Useful roles: translator between technical and non-technical teammates, fast prototyper, systems thinker who anticipates failure modes, operator who turns ideas into shipped work, someone who documents and improves team process.
Step 7: A clean 400–650 structure
80–120 words: intersection thesis + why it matters
140–200 words: 1–2 credibility anchors (what you built/learned and what it revealed)
180–260 words: your M&T usage plan (3 moves, with outputs)
50–90 words: tradeoff + contribution + forward direction
Common ways people blow this prompt
- Writing “I like business and engineering” without a specific intersection problem.
- Turning it into a prestige essay.
- Listing resources with no verbs (no “what I’d do”).
- Describing engineering and business as two separate hobbies instead of one integrated approach.
Describe a problem that you solved that showed leadership and creativity. (250 words)
Step 1: Pick a problem with real constraints and real choices
Best options involve:
- a team stuck on a technical/organizational bottleneck
- a broken process in a club/job/family responsibility
- a resource constraint (time, budget, missing data, limited tools)
- a conflict over approach where you had to align people
Avoid problems where:
- you were basically just “responsible and hardworking”
- the “solution” was obvious and you just executed it
- you come off as the lone genius carrying helpless teammates
Step 2: Define the problem in one sentence, clearly
Name the stakes and what “success” meant. Example framing: “We needed X by Y, but Z constraint made our usual approach fail.”
Step 3: Show leadership as behavior, not a title
Leadership signals in 250 words:
- you set criteria for decisions
- you divided work intelligently
- you got buy-in from someone who disagreed
- you communicated clearly under pressure
- you took responsibility for a risk and managed it
Step 4: Show creativity as a specific pivot
Creativity here means a non-obvious approach, not “we made a poster.”
Good creativity signals:
- reframed the problem (“we’re solving the wrong bottleneck”)

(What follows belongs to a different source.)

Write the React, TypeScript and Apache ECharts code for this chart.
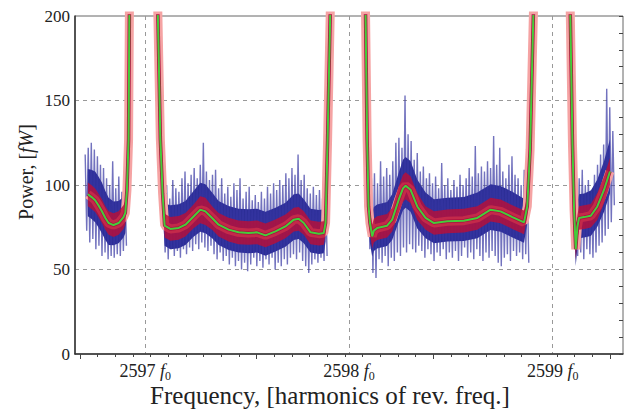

- used a clever workaround (new workflow, simplified prototype, alternate data source)
- designed a small experiment instead of arguing
- combined ideas across domains (technical + human factors)
Step 5: Prove it worked (or honestly explain what improved)
Give one concrete outcome:
time saved, error reduced, output improved, people reached, money raised, satisfaction increased
If you don’t have numbers, use a crisp observable result.
Step 6: End with the change in how you operate
Not “I learned leadership.” Something operational:
- how you handle uncertainty now
- how you run team decisions
- how you test ideas
- how you manage conflict
Step 7: A tight 250-word structure
- 40–60 words: context + problem + stakes
- 120–150 words: what you did (leadership + creative pivot, in sequence)
- 40–60 words: result + what you learned/changed
Easy ways to ruin it
- Too much backstory, not enough doing.
- Vague “we communicated” language.
- No pivot, no constraint, no measurable outcome.
- Making yourself sound like a saint or a superhero.
That’s the playbook. If you keep both essays “action-heavy” and “mechanism-based,” they’ll read like someone who actually builds and leads, not someone who collects adjectives.